There is nothing wrong with moving back home with your family after college. But in order to keep depression at bay and a prospective career on the horizon, you want to treat this time like you would if you had a job.

Heck, get a part-time job if you need to add some structure into your day. Take online classes or non-matriculating classes at your school. Volunteer to help neighbors. The people you meet in life are often your best leads for new jobs anyway, so build up your network and get involved in a community.

Offer to help more around the house too… I know there's always going to be more adulting you can do later in life, but my goal here, is to keep you feeling GOOD about yourself. Invest in a new skill, help more around your house or the neighbors, do whatever you can to keep your self esteem and self worth high. It will help you in the next part of this…

How to explain employment gap after graduation

Depending on how you've chosen to use the time after graduation will largely shape how you explain your employment gap after graduation.

Explain why you have a gap

Honesty goes a long way here, but you also want to frame it in a way that paints you in the best light.

For example: maybe you chose to take the year off and do some soul searching, you could say something like, “I was debating between grad school or entering the workforce, but wanted to ensure this was the line of work I really could see myself doing for the next 20+ years, so I did some community work, interviewed and networked with a lot of people in the industry, and decided I can't wait to jump in!
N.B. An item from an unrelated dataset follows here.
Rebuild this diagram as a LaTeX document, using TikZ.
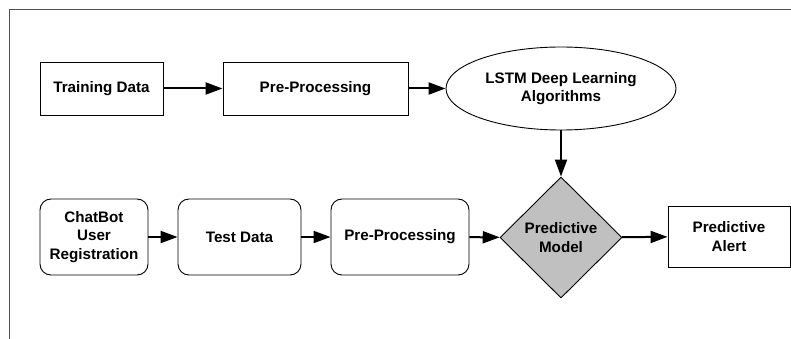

I realized I didn't need a graduate degree to get started and am eager to join a company like yours.”

This shows the potential employer that, while you don't have things you could put on your resume, you were getting involved in the community and networking while soul searching. Talking about 20+ years shows that you are planning to commit at this point in your life and won't flake out on them in 5 months. If you can, provide character reference letters from people you may have networked with to really back up a response like this.

Highlight skills you picked up and refined during your gap

Study the job listing for this, or typical tasks/skills required for the job, and really ask yourself, “what is this potential employer looking for in filling this role?” See what skills you've picked up and refined during your time off with real world experience that make you a great candidate for the job.

Keep it short

Know what you are going to say and where your end point is. This sort of goes for all interview questions, but it's really key here. You want to exude confidence in your response, and trailing off, rambling, etc. will weaken your position.

Keep in mind: you have more potential than proof at this point

I really want to stress this: employers know that young people graduating college have more potential than work history at this point. Taking time off whether by choice or due to the current state of the world doesn't change the reality that you and your peers are in the same boat. Do not beat yourself up for lack of experiencing or not have a job secured the day you graduate. Instead, focus on what you can bring to the table: a good attitude and eagerness to get the job done. When I first started working, that's what I would always lead with. People want to help young people who have those qualities.

How to get a job after graduation

Whether you are looking for a job after graduation, or later on in your career, the best way to get a job is always through your existing network. Ask your family, friends, former professors, etc. if they know of anyone you could meet with in your desired industry.

Invite people out for coffee or lunch or a virtual coffee date. Make sure you practice good etiquette here: if meeting in person, always pay for what they are having as a thank you for their time (in business, the general rule is if you invite someone out for a meeting, you pick up the tab). If it's virtual, take note of any quirks the person may have shared and send them a “saw this and it made me think of our conversation” gift or article. And in either case, always send a thank you email or text for their time.